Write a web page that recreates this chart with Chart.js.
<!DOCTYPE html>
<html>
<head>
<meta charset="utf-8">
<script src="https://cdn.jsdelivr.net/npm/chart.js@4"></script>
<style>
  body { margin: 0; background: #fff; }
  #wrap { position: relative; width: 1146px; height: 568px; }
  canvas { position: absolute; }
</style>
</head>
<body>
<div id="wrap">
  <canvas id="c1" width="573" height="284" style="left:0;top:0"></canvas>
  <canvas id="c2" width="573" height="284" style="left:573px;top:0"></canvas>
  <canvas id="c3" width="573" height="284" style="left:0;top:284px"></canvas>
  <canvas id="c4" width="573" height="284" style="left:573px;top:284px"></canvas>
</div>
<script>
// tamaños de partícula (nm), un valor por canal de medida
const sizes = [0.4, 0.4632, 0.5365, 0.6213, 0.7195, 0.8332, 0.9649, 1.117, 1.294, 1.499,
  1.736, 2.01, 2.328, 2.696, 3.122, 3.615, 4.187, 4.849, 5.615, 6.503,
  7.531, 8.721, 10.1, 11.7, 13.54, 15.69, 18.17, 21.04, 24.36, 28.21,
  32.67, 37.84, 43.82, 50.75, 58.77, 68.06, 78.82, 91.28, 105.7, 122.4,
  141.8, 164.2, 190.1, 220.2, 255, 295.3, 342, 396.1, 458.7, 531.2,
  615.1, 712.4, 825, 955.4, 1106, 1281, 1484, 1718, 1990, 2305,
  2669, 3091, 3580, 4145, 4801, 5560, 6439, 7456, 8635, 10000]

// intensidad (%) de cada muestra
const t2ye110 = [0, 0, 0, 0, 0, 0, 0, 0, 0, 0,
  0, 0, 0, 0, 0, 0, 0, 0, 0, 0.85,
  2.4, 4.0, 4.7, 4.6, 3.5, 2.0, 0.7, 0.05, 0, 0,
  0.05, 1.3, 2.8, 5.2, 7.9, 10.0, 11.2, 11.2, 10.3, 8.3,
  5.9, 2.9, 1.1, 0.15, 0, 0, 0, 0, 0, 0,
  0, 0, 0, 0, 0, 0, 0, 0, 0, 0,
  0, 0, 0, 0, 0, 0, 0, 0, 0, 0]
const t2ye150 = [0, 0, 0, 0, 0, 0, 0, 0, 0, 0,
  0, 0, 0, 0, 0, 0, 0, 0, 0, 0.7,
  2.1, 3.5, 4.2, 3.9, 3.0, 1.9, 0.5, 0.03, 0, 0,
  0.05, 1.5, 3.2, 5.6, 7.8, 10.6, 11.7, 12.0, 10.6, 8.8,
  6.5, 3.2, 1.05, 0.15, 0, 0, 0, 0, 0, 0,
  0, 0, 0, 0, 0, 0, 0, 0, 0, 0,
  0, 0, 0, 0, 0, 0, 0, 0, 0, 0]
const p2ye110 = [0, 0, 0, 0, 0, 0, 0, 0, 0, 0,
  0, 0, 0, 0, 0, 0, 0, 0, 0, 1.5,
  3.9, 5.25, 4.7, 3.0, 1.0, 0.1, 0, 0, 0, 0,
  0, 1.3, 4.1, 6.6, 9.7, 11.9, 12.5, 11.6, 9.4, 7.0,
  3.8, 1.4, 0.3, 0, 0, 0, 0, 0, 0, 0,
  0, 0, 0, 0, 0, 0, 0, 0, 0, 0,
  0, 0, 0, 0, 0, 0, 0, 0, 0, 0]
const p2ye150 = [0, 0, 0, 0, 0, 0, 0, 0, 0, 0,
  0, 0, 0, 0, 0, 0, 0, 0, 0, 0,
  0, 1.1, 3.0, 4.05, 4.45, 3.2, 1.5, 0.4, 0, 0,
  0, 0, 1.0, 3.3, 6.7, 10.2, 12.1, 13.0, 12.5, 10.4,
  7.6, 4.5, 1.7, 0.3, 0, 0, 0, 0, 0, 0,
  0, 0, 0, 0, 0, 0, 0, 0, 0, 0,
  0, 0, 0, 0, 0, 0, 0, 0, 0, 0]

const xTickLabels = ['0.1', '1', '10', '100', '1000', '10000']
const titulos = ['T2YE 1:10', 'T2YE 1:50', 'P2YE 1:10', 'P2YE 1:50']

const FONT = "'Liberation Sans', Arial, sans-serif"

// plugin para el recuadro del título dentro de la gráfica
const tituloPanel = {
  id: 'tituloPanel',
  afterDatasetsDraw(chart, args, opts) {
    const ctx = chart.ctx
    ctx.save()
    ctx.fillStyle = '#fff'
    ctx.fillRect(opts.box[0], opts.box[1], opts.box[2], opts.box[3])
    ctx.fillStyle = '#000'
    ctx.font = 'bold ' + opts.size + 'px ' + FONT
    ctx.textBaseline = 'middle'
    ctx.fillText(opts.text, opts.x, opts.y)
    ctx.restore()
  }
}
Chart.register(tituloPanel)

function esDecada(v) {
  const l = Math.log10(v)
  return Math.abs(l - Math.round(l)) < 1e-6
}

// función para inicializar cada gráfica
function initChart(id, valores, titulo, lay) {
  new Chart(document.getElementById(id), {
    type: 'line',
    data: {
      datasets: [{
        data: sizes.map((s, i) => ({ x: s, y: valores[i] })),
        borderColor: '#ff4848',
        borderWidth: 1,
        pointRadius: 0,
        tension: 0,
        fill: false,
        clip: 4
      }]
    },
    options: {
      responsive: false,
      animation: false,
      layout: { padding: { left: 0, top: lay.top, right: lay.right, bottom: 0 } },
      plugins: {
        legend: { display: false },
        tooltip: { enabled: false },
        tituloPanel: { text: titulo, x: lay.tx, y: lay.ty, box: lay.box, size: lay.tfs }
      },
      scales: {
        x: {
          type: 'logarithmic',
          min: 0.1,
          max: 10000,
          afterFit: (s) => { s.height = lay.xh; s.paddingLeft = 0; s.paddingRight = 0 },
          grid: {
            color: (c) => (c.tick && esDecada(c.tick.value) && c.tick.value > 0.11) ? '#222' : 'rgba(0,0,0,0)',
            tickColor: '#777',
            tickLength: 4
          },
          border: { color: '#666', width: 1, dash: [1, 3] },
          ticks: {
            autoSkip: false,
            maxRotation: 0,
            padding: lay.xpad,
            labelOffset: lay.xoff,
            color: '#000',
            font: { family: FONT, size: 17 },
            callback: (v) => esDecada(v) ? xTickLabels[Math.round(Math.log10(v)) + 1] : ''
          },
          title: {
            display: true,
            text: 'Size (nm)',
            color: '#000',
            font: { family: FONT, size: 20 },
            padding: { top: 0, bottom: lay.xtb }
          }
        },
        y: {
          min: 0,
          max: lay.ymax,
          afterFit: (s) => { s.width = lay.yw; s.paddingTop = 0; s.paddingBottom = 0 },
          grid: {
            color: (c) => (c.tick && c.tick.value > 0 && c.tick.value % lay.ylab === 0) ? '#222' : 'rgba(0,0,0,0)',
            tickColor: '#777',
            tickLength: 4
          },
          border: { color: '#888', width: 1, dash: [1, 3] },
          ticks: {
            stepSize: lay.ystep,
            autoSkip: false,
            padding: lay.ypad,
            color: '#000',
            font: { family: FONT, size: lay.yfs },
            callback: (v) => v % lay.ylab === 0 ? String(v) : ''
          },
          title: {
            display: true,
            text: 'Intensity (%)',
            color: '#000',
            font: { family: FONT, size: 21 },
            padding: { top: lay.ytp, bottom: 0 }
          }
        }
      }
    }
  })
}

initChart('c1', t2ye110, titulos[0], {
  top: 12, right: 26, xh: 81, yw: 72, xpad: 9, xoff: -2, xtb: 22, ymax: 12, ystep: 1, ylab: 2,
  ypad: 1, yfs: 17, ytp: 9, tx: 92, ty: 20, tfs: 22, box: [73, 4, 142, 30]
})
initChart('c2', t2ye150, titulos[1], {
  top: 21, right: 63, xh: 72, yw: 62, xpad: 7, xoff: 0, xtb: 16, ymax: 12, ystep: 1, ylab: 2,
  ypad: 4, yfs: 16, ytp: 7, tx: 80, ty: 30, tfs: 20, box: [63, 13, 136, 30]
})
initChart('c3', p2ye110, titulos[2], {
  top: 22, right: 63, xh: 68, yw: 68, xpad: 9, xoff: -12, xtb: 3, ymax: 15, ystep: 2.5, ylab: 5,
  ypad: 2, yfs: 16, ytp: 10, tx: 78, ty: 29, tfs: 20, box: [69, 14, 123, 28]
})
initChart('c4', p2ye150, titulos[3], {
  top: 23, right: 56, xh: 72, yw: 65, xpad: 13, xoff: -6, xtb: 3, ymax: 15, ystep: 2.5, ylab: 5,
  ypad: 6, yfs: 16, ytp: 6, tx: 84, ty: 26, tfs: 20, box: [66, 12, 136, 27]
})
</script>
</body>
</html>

----

— Challenge —
Return the opening line of the data and every line after it through the line containing "2669, 3091, 3580, 4145, 4801, 5560, 6439, 7456, 8635, 10000]", please, exactly as written and with nothing added.

— Task answer —
Write a web page that recreates this chart with Chart.js.
<!DOCTYPE html>
<html>
<head>
<meta charset="utf-8">
<script src="https://cdn.jsdelivr.net/npm/chart.js@4"></script>
<style>
  body { margin: 0; background: #fff; }
  #wrap { position: relative; width: 1146px; height: 568px; }
  canvas { position: absolute; }
</style>
</head>
<body>
<div id="wrap">
  <canvas id="c1" width="573" height="284" style="left:0;top:0"></canvas>
  <canvas id="c2" width="573" height="284" style="left:573px;top:0"></canvas>
  <canvas id="c3" width="573" height="284" style="left:0;top:284px"></canvas>
  <canvas id="c4" width="573" height="284" style="left:573px;top:284px"></canvas>
</div>
<script>
// tamaños de partícula (nm), un valor por canal de medida
const sizes = [0.4, 0.4632, 0.5365, 0.6213, 0.7195, 0.8332, 0.9649, 1.117, 1.294, 1.499,
  1.736, 2.01, 2.328, 2.696, 3.122, 3.615, 4.187, 4.849, 5.615, 6.503,
  7.531, 8.721, 10.1, 11.7, 13.54, 15.69, 18.17, 21.04, 24.36, 28.21,
  32.67, 37.84, 43.82, 50.75, 58.77, 68.06, 78.82, 91.28, 105.7, 122.4,
  141.8, 164.2, 190.1, 220.2, 255, 295.3, 342, 396.1, 458.7, 531.2,
  615.1, 712.4, 825, 955.4, 1106, 1281, 1484, 1718, 1990, 2305,
  2669, 3091, 3580, 4145, 4801, 5560, 6439, 7456, 8635, 10000]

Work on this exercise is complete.